--- Begin Dataset content ---
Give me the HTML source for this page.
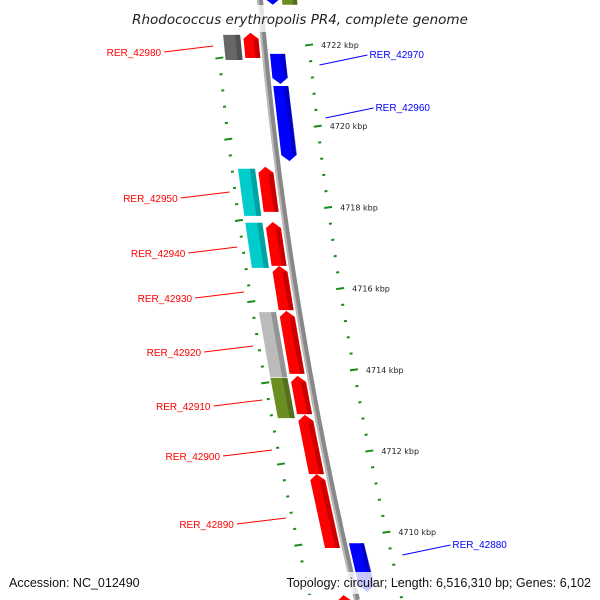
<!DOCTYPE html>
<html><head><meta charset="utf-8"><style>
html,body{margin:0;padding:0;background:#fff;width:600px;height:600px;overflow:hidden;}
svg{display:block;font-family:"DejaVu Sans","Liberation Sans",sans-serif;overflow:hidden;}
</style></head><body>
<svg id="map" width="600" height="600" viewBox="0 0 600 600" xmlns="http://www.w3.org/2000/svg">
<g id="backbone-layer"></g>
<g id="tick-layer"></g>
<g id="gene-layer"></g>
<g id="label-layer"></g>
<rect x="0" y="5" width="600" height="27" fill="#fff" opacity="0.78"/>
<text x="300" y="24" text-anchor="middle" font-size="13.5" font-style="italic" fill="#222">Rhodococcus erythropolis PR4, complete genome</text>
<rect x="0" y="572" width="600" height="22" fill="#fff" opacity="0.78"/>
<text x="9" y="587" font-size="12.5" font-family="Liberation Sans, sans-serif" fill="#111">Accession: NC_012490</text>
<text x="591" y="587" text-anchor="end" font-size="12.5" font-family="Liberation Sans, sans-serif" fill="#111">Topology: circular; Length: 6,516,310 bp; Genes: 6,102</text>
</svg>
<script>
const tickKbp = [4722, 4720, 4718, 4716, 4714, 4712, 4710, 4708];
const tickLabels = ["4722 kbp","4720 kbp","4718 kbp","4716 kbp","4714 kbp","4712 kbp","4710 kbp",""];
const geneStarts = [4722.30,4719.00,4717.64,4716.56,4715.45,4713.85,4712.89,4711.43,4708.45,4722.25,4718.95,4717.62,4715.42,4713.80,4723.6,4723.6,4721.78,4720.99,4709.73];
const geneEnds   = [4721.68,4717.89,4716.56,4715.47,4713.90,4712.91,4711.43,4709.61,4707.84,4721.63,4717.79,4716.51,4713.82,4712.81,4722.99,4722.99,4721.04,4719.14,4708.53];
const geneLanes  = ["in","in","in","in","in","in","in","in","in","out","out","out","out","out","rin","rout","rin","rin","rin"];
const geneColors = ["#ff0000","#ff0000","#ff0000","#ff0000","#ff0000","#ff0000","#ff0000","#ff0000","#ff0000","#666666","#00cccc","#00cccc","#bbbbbb","#6b8e23","#0000ff","#6b8e23","#0000ff","#0000ff","#0000ff"];
const geneArrow  = ["up","up","up","up","up","up","up","up","up","none","none","none","none","none","down","none","down","down","down"];
const geneNames  = ["RER_42980","RER_42950","RER_42940","RER_42930","RER_42920","RER_42910","RER_42900","RER_42890","","","","","","","","","RER_42970","RER_42960","RER_42880"];
const labelY     = [55,201,256,301,355,409,459,527,0,0,0,0,0,0,0,0,57,110,547];

const NS="http://www.w3.org/2000/svg";
function yOf(k){return 45+(4722-k)*40.6;}
function bx(y){return 260+0.085*y+1.278e-4*y*y;}
function mk(tag,attrs,parent){const e=document.createElementNS(NS,tag);for(const k in attrs)e.setAttribute(k,attrs[k]);parent.appendChild(e);return e;}
const bl=document.getElementById('backbone-layer');
let d="";for(let y=-10;y<=600;y+=10){d+=(y===-10?"M":"L")+bx(y).toFixed(1)+" "+y;}
let p1=mk('path',{d:d,stroke:"#888",'stroke-width':6,fill:"none"},bl);


let p2=mk('path',{d:d,stroke:"#bbb",'stroke-width':2,fill:"none",transform:"translate(-2,0)"},bl);



const tl=document.getElementById('tick-layer');
for(let i=0;i<tickKbp.length;i++){
  for(let j=0;j<5;j++){
    const k=tickKbp[i]-j*0.4;const y=yOf(k);const major=j===0;
    if(y<600){
    let r=mk('rect',{x:bx(y)+45-(major?4:1.5),y:y-1,width:major?8:3,height:2,fill:"#1a8a1a",transform:`rotate(-8 ${bx(y)+45} ${y})`},tl);
    
    
    }
    const yl=y+13;
    if(yl<600){
    let r2=mk('rect',{x:bx(yl)-46-(major?4:1.5),y:yl-1,width:major?8:3,height:2,fill:"#1a8a1a",transform:`rotate(-8 ${bx(yl)-46} ${yl})`},tl);
    
    
    }
    if(major&&tickLabels[i]){
      let t=mk('text',{x:bx(y)+57,y:y+3,'font-size':8,fill:"#222"},tl);t.textContent=tickLabels[i];
      
      
    }
  }
}
const laneOff={in:[-20,-5],out:[-40,-23],rin:[5,20],rout:[22,37]};
function shade(c){const n=parseInt(c.slice(1),16);const f=0.65;return "rgb("+Math.round((n>>16)*f)+","+Math.round(((n>>8)&255)*f)+","+Math.round((n&255)*f)+")";}
const gl=document.getElementById('gene-layer');
const ll=document.getElementById('label-layer');
for(let i=0;i<geneStarts.length;i++){
  const ya=yOf(geneStarts[i]),yb=Math.min(yOf(geneEnds[i]),600);
  const [o1,o2]=laneOff[geneLanes[i]];
  const A=bx(ya),B=bx(yb);const tip=6;
  let pts;
  if(geneArrow[i]==="up"){
    const yt=ya+tip;const mid=(o1+o2)/2;
    pts=[[A+mid,ya],[bx(yt)+o2,yt],[B+o2,yb],[B+o1,yb],[bx(yt)+o1,yt]];
  }else if(geneArrow[i]==="down"){
    const yt=yb-tip;const mid=(o1+o2)/2;
    pts=[[A+o1,ya],[A+o2,ya],[bx(yt)+o2,yt],[B+mid,yb],[bx(yt)+o1,yt]];
  }else{
    pts=[[A+o1,ya],[A+o2,ya],[B+o2,yb],[B+o1,yb]];
  }
  const g=mk('g',{},gl);
  
  
  mk('polygon',{points:pts.map(p=>p[0].toFixed(1)+","+p[1].toFixed(1)).join(" "),fill:geneColors[i]},g);
  const sx=(o2-o1)*0.3;
  mk('polygon',{points:[[A+o2-sx,ya+(geneArrow[i]==="up"?tip:0)],[A+o2,ya+(geneArrow[i]==="up"?tip:0)],[B+o2,yb-(geneArrow[i]==="down"?tip:0)],[B+o2-sx,yb-(geneArrow[i]==="down"?tip:0)]].map(p=>p[0].toFixed(1)+","+p[1].toFixed(1)).join(" "),fill:shade(geneColors[i]),opacity:0.6},g);
  if(geneNames[i]){
    const gy=(ya+yb)/2;const left=geneLanes[i]==="in";
    const col=left?"#ff0000":"#0000ff";
    const ly=labelY[i];
    let t,ln;
    if(left){
      const lx=bx(gy)-47-4;
      t=mk('text',{x:lx-52,y:ly+1,'text-anchor':'end','font-size':10,'font-family':'Liberation Sans, sans-serif',fill:col},ll);
      ln=mk('line',{x1:lx-49,y1:ly-3,x2:lx,y2:ly-9,stroke:col,'stroke-width':1},ll);
    }else{
      const lx=bx(gy)+45+8;
      t=mk('text',{x:lx+50,y:ly+1,'font-size':10,'font-family':'Liberation Sans, sans-serif',fill:col},ll);
      ln=mk('line',{x1:lx,y1:ly+8,x2:lx+48,y2:ly-2,stroke:col,'stroke-width':1},ll);
    }
    
    
    t.textContent=geneNames[i];
    
    
  }
}
</script>
</body></html>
--- End Dataset content ---
▶ [Do this]:
Reproduce each line exactly, please, except for any pictures.

▶ [Finished task]:
Give me the HTML source for this page.
<!DOCTYPE html>
<html><head><meta charset="utf-8"><style>
html,body{margin:0;padding:0;background:#fff;width:600px;height:600px;overflow:hidden;}
svg{display:block;font-family:"DejaVu Sans","Liberation Sans",sans-serif;overflow:hidden;}
</style></head><body>
<svg id="map" width="600" height="600" viewBox="0 0 600 600" xmlns="http://www.w3.org/2000/svg">
<g id="backbone-layer"></g>
<g id="tick-layer"></g>
<g id="gene-layer"></g>
<g id="label-layer"></g>
<rect x="0" y="5" width="600" height="27" fill="#fff" opacity="0.78"/>
<text x="300" y="24" text-anchor="middle" font-size="13.5" font-style="italic" fill="#222">Rhodococcus erythropolis PR4, complete genome</text>
<rect x="0" y="572" width="600" height="22" fill="#fff" opacity="0.78"/>
<text x="9" y="587" font-size="12.5" font-family="Liberation Sans, sans-serif" fill="#111">Accession: NC_012490</text>
<text x="591" y="587" text-anchor="end" font-size="12.5" font-family="Liberation Sans, sans-serif" fill="#111">Topology: circular; Length: 6,516,310 bp; Genes: 6,102</text>
</svg>
<script>
const tickKbp = [4722, 4720, 4718, 4716, 4714, 4712, 4710, 4708];
const tickLabels = ["4722 kbp","4720 kbp","4718 kbp","4716 kbp","4714 kbp","4712 kbp","4710 kbp",""];
const geneStarts = [4722.30,4719.00,4717.64,4716.56,4715.45,4713.85,4712.89,4711.43,4708.45,4722.25,4718.95,4717.62,4715.42,4713.80,4723.6,4723.6,4721.78,4720.99,4709.73];
const geneEnds   = [4721.68,4717.89,4716.56,4715.47,4713.90,4712.91,4711.43,4709.61,4707.84,4721.63,4717.79,4716.51,4713.82,4712.81,4722.99,4722.99,4721.04,4719.14,4708.53];
const geneLanes  = ["in","in","in","in","in","in","in","in","in","out","out","out","out","out","rin","rout","rin","rin","rin"];
const geneColors = ["#ff0000","#ff0000","#ff0000","#ff0000","#ff0000","#ff0000","#ff0000","#ff0000","#ff0000","#666666","#00cccc","#00cccc","#bbbbbb","#6b8e23","#0000ff","#6b8e23","#0000ff","#0000ff","#0000ff"];
const geneArrow  = ["up","up","up","up","up","up","up","up","up","none","none","none","none","none","down","none","down","down","down"];
const geneNames  = ["RER_42980","RER_42950","RER_42940","RER_42930","RER_42920","RER_42910","RER_42900","RER_42890","","","","","","","","","RER_42970","RER_42960","RER_42880"];
const labelY     = [55,201,256,301,355,409,459,527,0,0,0,0,0,0,0,0,57,110,547];

const NS="http://www.w3.org/2000/svg";
function yOf(k){return 45+(4722-k)*40.6;}
function bx(y){return 260+0.085*y+1.278e-4*y*y;}
function mk(tag,attrs,parent){const e=document.createElementNS(NS,tag);for(const k in attrs)e.setAttribute(k,attrs[k]);parent.appendChild(e);return e;}
const bl=document.getElementById('backbone-layer');
let d="";for(let y=-10;y<=600;y+=10){d+=(y===-10?"M":"L")+bx(y).toFixed(1)+" "+y;}
let p1=mk('path',{d:d,stroke:"#888",'stroke-width':6,fill:"none"},bl);


let p2=mk('path',{d:d,stroke:"#bbb",'stroke-width':2,fill:"none",transform:"translate(-2,0)"},bl);



const tl=document.getElementById('tick-layer');
for(let i=0;i<tickKbp.length;i++){
  for(let j=0;j<5;j++){
    const k=tickKbp[i]-j*0.4;const y=yOf(k);const major=j===0;
    if(y<600){
    let r=mk('rect',{x:bx(y)+45-(major?4:1.5),y:y-1,width:major?8:3,height:2,fill:"#1a8a1a",transform:`rotate(-8 ${bx(y)+45} ${y})`},tl);
    
    
    }
    const yl=y+13;
    if(yl<600){
    let r2=mk('rect',{x:bx(yl)-46-(major?4:1.5),y:yl-1,width:major?8:3,height:2,fill:"#1a8a1a",transform:`rotate(-8 ${bx(yl)-46} ${yl})`},tl);
    
    
    }
    if(major&&tickLabels[i]){
      let t=mk('text',{x:bx(y)+57,y:y+3,'font-size':8,fill:"#222"},tl);t.textContent=tickLabels[i];
      
      
    }
  }
}
const laneOff={in:[-20,-5],out:[-40,-23],rin:[5,20],rout:[22,37]};
function shade(c){const n=parseInt(c.slice(1),16);const f=0.65;return "rgb("+Math.round((n>>16)*f)+","+Math.round(((n>>8)&255)*f)+","+Math.round((n&255)*f)+")";}
const gl=document.getElementById('gene-layer');
const ll=document.getElementById('label-layer');
for(let i=0;i<geneStarts.length;i++){
  const ya=yOf(geneStarts[i]),yb=Math.min(yOf(geneEnds[i]),600);
  const [o1,o2]=laneOff[geneLanes[i]];
  const A=bx(ya),B=bx(yb);const tip=6;
  let pts;
  if(geneArrow[i]==="up"){
    const yt=ya+tip;const mid=(o1+o2)/2;
    pts=[[A+mid,ya],[bx(yt)+o2,yt],[B+o2,yb],[B+o1,yb],[bx(yt)+o1,yt]];
  }else if(geneArrow[i]==="down"){
    const yt=yb-tip;const mid=(o1+o2)/2;
    pts=[[A+o1,ya],[A+o2,ya],[bx(yt)+o2,yt],[B+mid,yb],[bx(yt)+o1,yt]];
  }else{
    pts=[[A+o1,ya],[A+o2,ya],[B+o2,yb],[B+o1,yb]];
  }
  const g=mk('g',{},gl);
  
  
  mk('polygon',{points:pts.map(p=>p[0].toFixed(1)+","+p[1].toFixed(1)).join(" "),fill:geneColors[i]},g);
  const sx=(o2-o1)*0.3;
  mk('polygon',{points:[[A+o2-sx,ya+(geneArrow[i]==="up"?tip:0)],[A+o2,ya+(geneArrow[i]==="up"?tip:0)],[B+o2,yb-(geneArrow[i]==="down"?tip:0)],[B+o2-sx,yb-(geneArrow[i]==="down"?tip:0)]].map(p=>p[0].toFixed(1)+","+p[1].toFixed(1)).join(" "),fill:shade(geneColors[i]),opacity:0.6},g);
  if(geneNames[i]){
    const gy=(ya+yb)/2;const left=geneLanes[i]==="in";
    const col=left?"#ff0000":"#0000ff";
    const ly=labelY[i];
    let t,ln;
    if(left){
      const lx=bx(gy)-47-4;
      t=mk('text',{x:lx-52,y:ly+1,'text-anchor':'end','font-size':10,'font-family':'Liberation Sans, sans-serif',fill:col},ll);
      ln=mk('line',{x1:lx-49,y1:ly-3,x2:lx,y2:ly-9,stroke:col,'stroke-width':1},ll);
    }else{
      const lx=bx(gy)+45+8;
      t=mk('text',{x:lx+50,y:ly+1,'font-size':10,'font-family':'Liberation Sans, sans-serif',fill:col},ll);
      ln=mk('line',{x1:lx,y1:ly+8,x2:lx+48,y2:ly-2,stroke:col,'stroke-width':1},ll);
    }
    
    
    t.textContent=geneNames[i];
    
    
  }
}
</script>
</body></html>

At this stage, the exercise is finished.